Like Malone’s, much of the criticism against the Yale-NUS partnership ends up conflating Singapore’s broader government ideologies with our university culture. I have taken classes over the past 3 years in NUS in which lecturers, tutors and students alike discussed openly and critically about capital punishment, homosexuality, the questionable electoral tactics of the PAP, their discriminatory housing and citizenship policies and the irrelevance of compulsory military conscription among a host of others. I have local friends who have written essays about how Singapore is not a democracy. A professor once even told us that a paper disapproving the PAP’s style of governance could just earn a higher grade than one simply nodding along to it. So much so that to many of us, it is no longer a matter of whether or not Singapore is democratic, but to what extent, according to whom and to which models of “democracy?”
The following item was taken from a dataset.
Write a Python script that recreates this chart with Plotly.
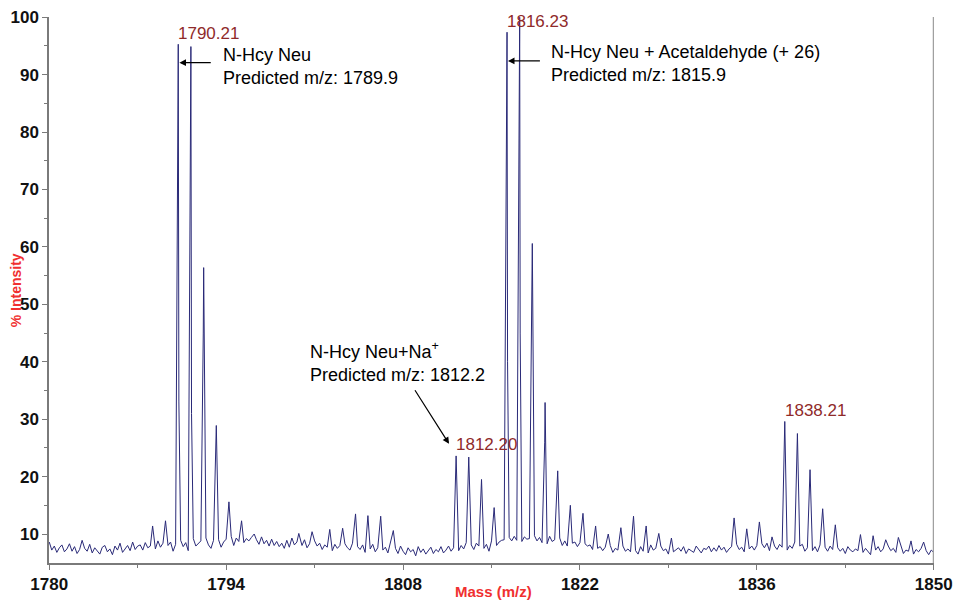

This proves that NUS cannot be expected to be representative of Singapore as a whole and vice versa, something I believe applies to universities in many countries. It has, over the years, been for me a healthy alcove in which a diversity of indeed “subversive” ideas has been both criticized and embraced, for the love of academic inquiry rather than for subversiveness alone.
That said, what I have also just done was draw from a list of criticisms we university folk have against our government and much that we find unsatisfactory about it. Would future Yale partners prefer us to be more impassioned, gutsier? Yet, would that agree with the goals of a truly critical, liberal arts education? To posture values and condescension against those with whom we disagree instead of engaging in the matter with an open mind? To be critical after all, doesn’t always mean to criticize. In any case, isn’t the point of the Yale-NUS partnership to add to the zero-sum pie of knowledge through mutual learning, because of rather than despite difference?
I am by no means defending Singapore’s discriminatory policies, in fact I remain critical of them, and have NUS to thank for that.
 The People’s Action Party, Singapore’s ruling party.